Create robots.txt and force Google to ‘forget’ admin-*.php
Google knows about most or all of the admin pages, and knows the URL syntax used for links that add/remove data from the database. Using robots.txt allows you to prevent Google from going back to those pages in the future, as well as actually removing the pages from the main Google index (at least after some time passes.)
What have we learned.
- NEVER have a development site available to the public Internet.
- ALWAYS use per-page authentication, not a GATE type logon page.
- Try to use SESSION variables to store items that need to be passed to the next page, keep functions like ADD,DELETE etc out of the URL if at all possible.
- Don’t just validate input boxes. If there are ANY means of sending user-supplied data to the server then it requires scrutiny, including URL parameters, selection boxes and other HTML form elements. Sure, users can’t select something that isn’t there, nor can they change what IS there… but HTTP POST requests CAN be tampered with meaning ANY data being passed must be checked.
- Have backups of your data to prevent manual reload and expensive downtime.
- Have two SQL logon credentials for your site, one for a user that has no write-privileges and another for administrative functionality that can only write to what it needs to.

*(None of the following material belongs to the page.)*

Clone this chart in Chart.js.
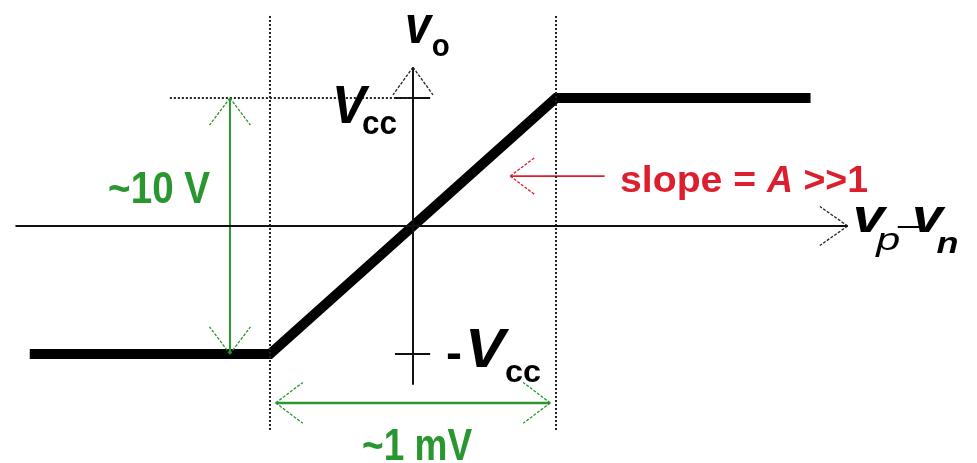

- Google will eat anything you give it, allowing anyone in the world access to things you might not want them to have. It’s not exactly evil by intent, but evil nonetheless since it would steal even your soul if there were a way to embed it online 🙂
Other items of note.
In addition to the fundamental errors in design I’ve mentioned thus far, I should mention that web design is not an amateur sport. There are many people who can make a decent looking site, or program a nice functional web application. It takes experience to do it properly though, and it takes an understanding of many underlying technologies to be able to pull it off in such a way that the client isn’t left with potential law-suits over privacy breeches.
A developer should know about the items above. They should also know that passwords should never be stored in plain text, they should be hashed with a secure encryption method leaving only a one-way authentic check on the server side. All inputs should be cleaned of any potentially bad code injection, including the more hard-to-catch hex-based or other payload-obfuscation techniques.
Last but not least, a developer needs to know their limits. They need to know when to escalate a task to a more experienced programmer. Design companies need to screen out the weaker programmers despite heavy talent on the design aspect of things. Too often, a company will hire based on screen captures of the sites in the developers portfolio. This does nothing to help determine the true experience level of the candidate. Aside from the design company itself, actual clients need to be sure they ask all the right questions and inspect beta test sites carefully to ensure that at a minimum, security best practices are adhered to.